*PROBLEM STATEMENT:* Restate exactly the lines of the entries below, beginning with the first and ending with the line that holds "import * as". Pictures are not copied.

* BEGIN PROVIDED DATA *

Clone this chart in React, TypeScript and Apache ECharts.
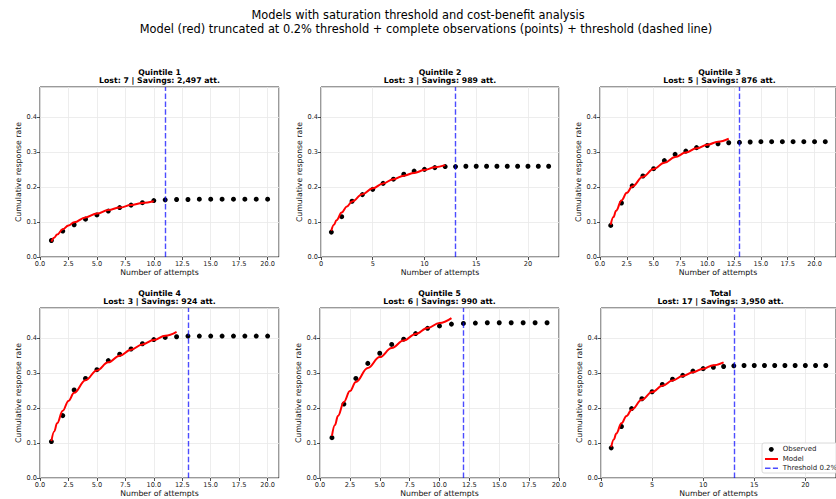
import React, { useEffect, useRef } from "react";
import * as echarts from "echarts";

// ---- data ----
const panelNames = ["Quintile 1", "Quintile 2", "Quintile 3", "Quintile 4", "Quintile 5", "Total"];
const lostCounts = [7, 3, 5, 3, 6, 17];
const savingsLabels = ["2,497", "989", "876", "924", "990", "3,950"];
const thresholds = [11, 13, 13, 13, 12, 13];
const xAxisMax = [21, 23, 22, 21, 20, 23];
const xTickStep = [2.5, 5, 2.5, 2.5, 2.5, 5];

const obsQ1 = [0.047, 0.074, 0.092, 0.108, 0.120, 0.131, 0.141, 0.148, 0.155, 0.161, 0.163, 0.164, 0.164, 0.165, 0.165, 0.165, 0.165, 0.165, 0.165, 0.165];
const obsQ2 = [0.071, 0.115, 0.159, 0.178, 0.193, 0.210, 0.222, 0.236, 0.245, 0.250, 0.255, 0.258, 0.258, 0.259, 0.259, 0.259, 0.259, 0.259, 0.259, 0.259, 0.259, 0.259];
const obsQ3 = [0.090, 0.154, 0.203, 0.231, 0.252, 0.275, 0.293, 0.302, 0.312, 0.318, 0.323, 0.326, 0.327, 0.328, 0.329, 0.329, 0.329, 0.329, 0.329, 0.329, 0.329];
const obsQ4 = [0.104, 0.178, 0.251, 0.284, 0.309, 0.335, 0.353, 0.368, 0.383, 0.395, 0.401, 0.403, 0.405, 0.405, 0.405, 0.405, 0.405, 0.405, 0.405, 0.405];
const obsQ5 = [0.115, 0.211, 0.284, 0.327, 0.356, 0.381, 0.396, 0.412, 0.427, 0.434, 0.439, 0.441, 0.442, 0.443, 0.443, 0.443, 0.443, 0.443, 0.443];
const obsTotal = [0.086, 0.147, 0.198, 0.226, 0.246, 0.267, 0.282, 0.293, 0.305, 0.312, 0.316, 0.318, 0.320, 0.321, 0.321, 0.321, 0.321, 0.321, 0.321, 0.321, 0.321, 0.321];

// model curve sampled at these attempt values
const modelX = [1, 1.25, 1.5, 2, 2.5, 3, 4, 5, 6, 7, 8, 9, 10, 11, 12];
const modelQ1 = [0.044, 0.055, 0.064, 0.079, 0.090, 0.099, 0.113, 0.124, 0.134, 0.141, 0.148, 0.154, 0.159];
const modelQ2 = [0.075, 0.092, 0.105, 0.127, 0.144, 0.158, 0.179, 0.196, 0.210, 0.222, 0.232, 0.240, 0.248, 0.256, 0.262];
const modelQ3 = [0.092, 0.114, 0.132, 0.161, 0.183, 0.201, 0.229, 0.251, 0.269, 0.285, 0.298, 0.310, 0.320, 0.329, 0.338];
const modelQ4 = [0.105, 0.133, 0.156, 0.192, 0.220, 0.243, 0.279, 0.307, 0.330, 0.349, 0.366, 0.381, 0.394, 0.406, 0.417];
const modelQ5 = [0.120, 0.151, 0.177, 0.217, 0.248, 0.274, 0.314, 0.345, 0.371, 0.392, 0.411, 0.428, 0.442, 0.456];
const modelTotal = [0.088, 0.110, 0.127, 0.156, 0.177, 0.195, 0.223, 0.245, 0.263, 0.278, 0.291, 0.302, 0.312, 0.322, 0.330];

const yTicks = [0, 0.1, 0.2, 0.3, 0.4];
const yMax = 0.485;

const observed = [obsQ1, obsQ2, obsQ3, obsQ4, obsQ5, obsTotal];
const models = [modelQ1, modelQ2, modelQ3, modelQ4, modelQ5, modelTotal];

// ---- layout ----
const grids = [
  { left: 40, top: 87, width: 239, height: 170 },
  { left: 321, top: 87, width: 238, height: 170 },
  { left: 600, top: 87, width: 239, height: 170 },
  { left: 40, top: 308, width: 239, height: 170 },
  { left: 320, top: 308, width: 239, height: 170 },
  { left: 601, top: 308, width: 239, height: 170 },
];

const FONT = "DejaVu Sans";

export default function App() {
  const ref = useRef<HTMLDivElement>(null);
  useEffect(() => {
    if (!ref.current) return;
    const chart = echarts.init(ref.current, undefined, { renderer: "svg" });

    const xAxes: any[] = [];
    const yAxes: any[] = [];
    const series: any[] = [];
    const graphics: any[] = [];

    grids.forEach((g, i) => {
      const step = xTickStep[i];
      xAxes.push({
        type: "value",
        gridIndex: i,
        min: 0,
        max: xAxisMax[i],
        interval: step,
        name: "Number of attempts",
        nameLocation: "middle",
        nameGap: 11,
        nameTextStyle: { fontFamily: FONT, fontSize: 7.75, color: "#111" },
        axisLine: { show: false },
        axisTick: { show: true, length: 3, lineStyle: { color: "#222", width: 0.8 } },
        axisLabel: {
          fontFamily: FONT,
          fontSize: 6.6,
          color: "#222",
          margin: 3,
          showMaxLabel: xAxisMax[i] % step === 0,
          formatter: (v: number) => {
            const k = v / step;
            if (Math.abs(k - Math.round(k)) > 1e-6) return "";
            return step === 2.5 ? v.toFixed(1) : String(v);
          },
        },
        splitLine: { show: true, lineStyle: { color: "#e9e9e9", width: 0.8 } },
      });
      yAxes.push({
        type: "value",
        gridIndex: i,
        min: 0,
        max: yMax,
        interval: 0.1,
        name: "Cumulative response rate",
        nameLocation: "middle",
        nameGap: 16,
        nameTextStyle: { fontFamily: FONT, fontSize: 7.75, color: "#111" },
        axisLine: { show: false },
        axisTick: { show: true, length: 3, lineStyle: { color: "#222", width: 0.8 } },
        axisLabel: {
          fontFamily: FONT,
          fontSize: 6.6,
          color: "#222",
          margin: 3,
          showMaxLabel: false,
          formatter: (v: number) => {
            const k = v / 0.1;
            if (Math.abs(k - Math.round(k)) > 1e-6) return "";
            return yTicks.indexOf(Math.round(k) / 10) >= 0 ? v.toFixed(1) : "";
          },
        },
        splitLine: { show: true, lineStyle: { color: "#e9e9e9", width: 0.8 } },
      });

      series.push({
        type: "scatter",
        xAxisIndex: i,
        yAxisIndex: i,
        symbol: "circle",
        symbolSize: 5,
        itemStyle: { color: "#000", opacity: 1 },
        data: observed[i].map((v, j) => [j + 1, v]),
        z: 3,
        markLine: {
          silent: true,
          symbol: ["none", "none"],
          label: { show: false },
          lineStyle: { color: "rgba(0,0,255,0.7)", type: [5.5, 2.4], width: 1.4 },
          data: [{ xAxis: thresholds[i] }],
        },
      });
      series.push({
        type: "line",
        xAxisIndex: i,
        yAxisIndex: i,
        showSymbol: false,
        symbol: "none",
        smooth: 0.4,
        smoothMonotone: "x",
        lineStyle: { color: "#ff0000", width: 2 },
        data: models[i].map((v, j) => [modelX[j], v]),
        z: 4,
      });

      const cx = g.left + g.width / 2;
      graphics.push({
        type: "text",
        x: cx,
        y: g.top - 15,
        style: {
          text: panelNames[i],
          align: "center",
          verticalAlign: "middle",
          font: `bold 7.75px "${FONT}"`,
          fill: "#000",
        },
      });
      graphics.push({
        type: "text",
        x: cx,
        y: g.top - 6.5,
        style: {
          text: `Lost: ${lostCounts[i]} | Savings: ${savingsLabels[i]} att.`,
          align: "center",
          verticalAlign: "middle",
          font: `bold 7.75px "${FONT}"`,
          fill: "#000",
        },
      });
    });

    // figure titles
    graphics.push({
      type: "text",
      x: 418,
      y: 15,
      style: {
        text: "Models with saturation threshold and cost-benefit analysis",
        align: "center",
        verticalAlign: "middle",
        font: `11.4px "${FONT}"`,
        fill: "#000",
      },
    });
    graphics.push({
      type: "text",
      x: 426,
      y: 28.5,
      style: {
        text: "Model (red) truncated at 0.2% threshold + complete observations (points) + threshold (dashed line)",
        align: "center",
        verticalAlign: "middle",
        font: `11.4px "${FONT}"`,
        fill: "#000",
      },
    });

    // legend in Total panel
    const lx = 762;
    const ly = 443;
    graphics.push({
      type: "rect",
      shape: { x: lx, y: ly, width: 80, height: 30, r: 2 },
      style: { fill: "rgba(255,255,255,0.85)", stroke: "#d0d0d0", lineWidth: 0.8 },
      z: 100,
    });
    graphics.push({
      type: "circle",
      shape: { cx: 771.3, cy: 449.3, r: 2.4 },
      style: { fill: "#000" },
      z: 101,
    });
    graphics.push({
      type: "line",
      shape: { x1: 765, y1: 459, x2: 778, y2: 459 },
      style: { stroke: "#ff0000", lineWidth: 2 },
      z: 101,
    });
    graphics.push({
      type: "line",
      shape: { x1: 765, y1: 468.3, x2: 778, y2: 468.3 },
      style: { stroke: "rgba(0,0,255,0.7)", lineWidth: 1.4, lineDash: [5.5, 2.4] },
      z: 101,
    });
    ["Observed", "Model", "Threshold 0.2%"].forEach((t, k) => {
      graphics.push({
        type: "text",
        x: 782.7,
        y: 449.3 + k * 9.5,
        style: { text: t, align: "left", verticalAlign: "middle", font: `7px "${FONT}"`, fill: "#222" },
        z: 101,
      });
    });

    chart.setOption({
      animation: false,
      backgroundColor: "#fff",
      grid: grids.map((g) => ({
        ...g,
        containLabel: false,
        show: true,
        borderColor: "#000",
        borderWidth: 0.8,
        backgroundColor: "transparent",
      })),
      xAxis: xAxes,
      yAxis: yAxes,
      series,
      graphic: graphics,
    });

    return () => chart.dispose();
  }, []);

  return (
    <div
      ref={ref}
      style={{ position: "absolute", left: 0, top: 0, width: 836, height: 499 }}
    />
  );
}
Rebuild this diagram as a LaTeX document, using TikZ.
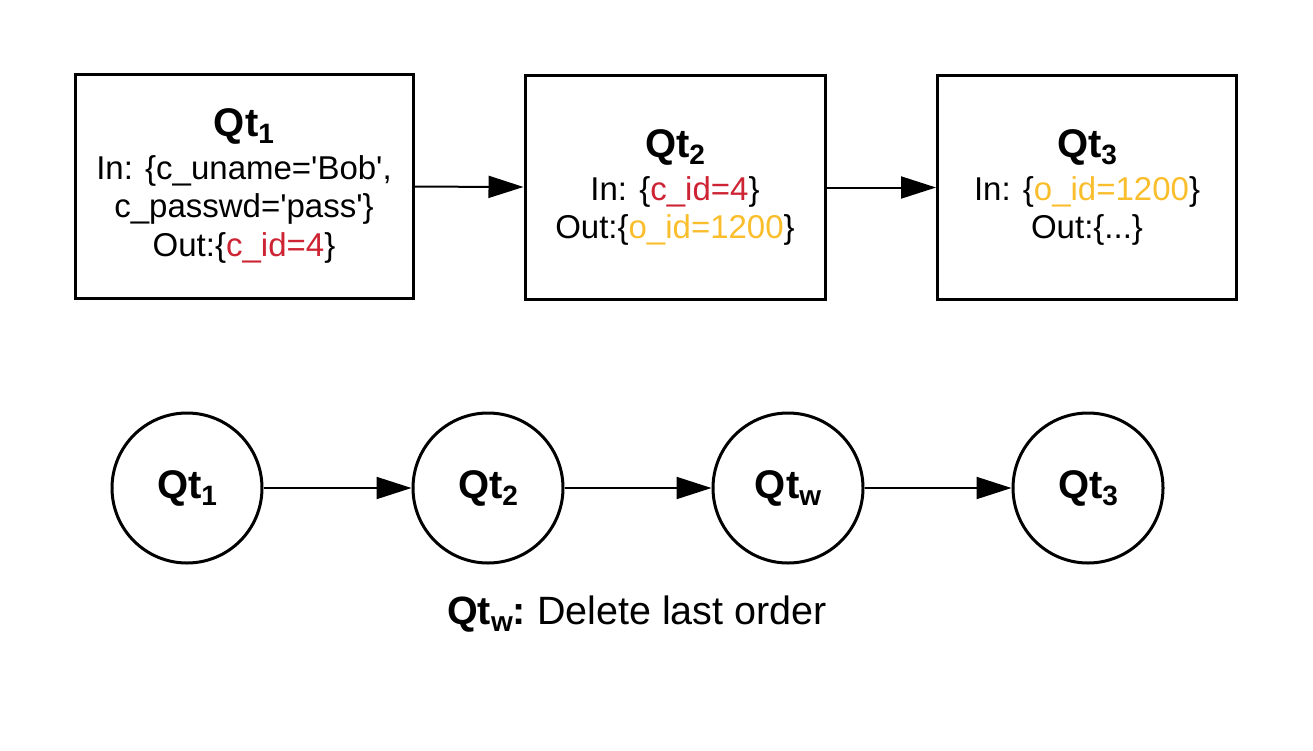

* END PROVIDED DATA *

*ANSWER TO THE TASK:*
Clone this chart in React, TypeScript and Apache ECharts.
import React, { useEffect, useRef } from "react";
import * as echarts from "echarts";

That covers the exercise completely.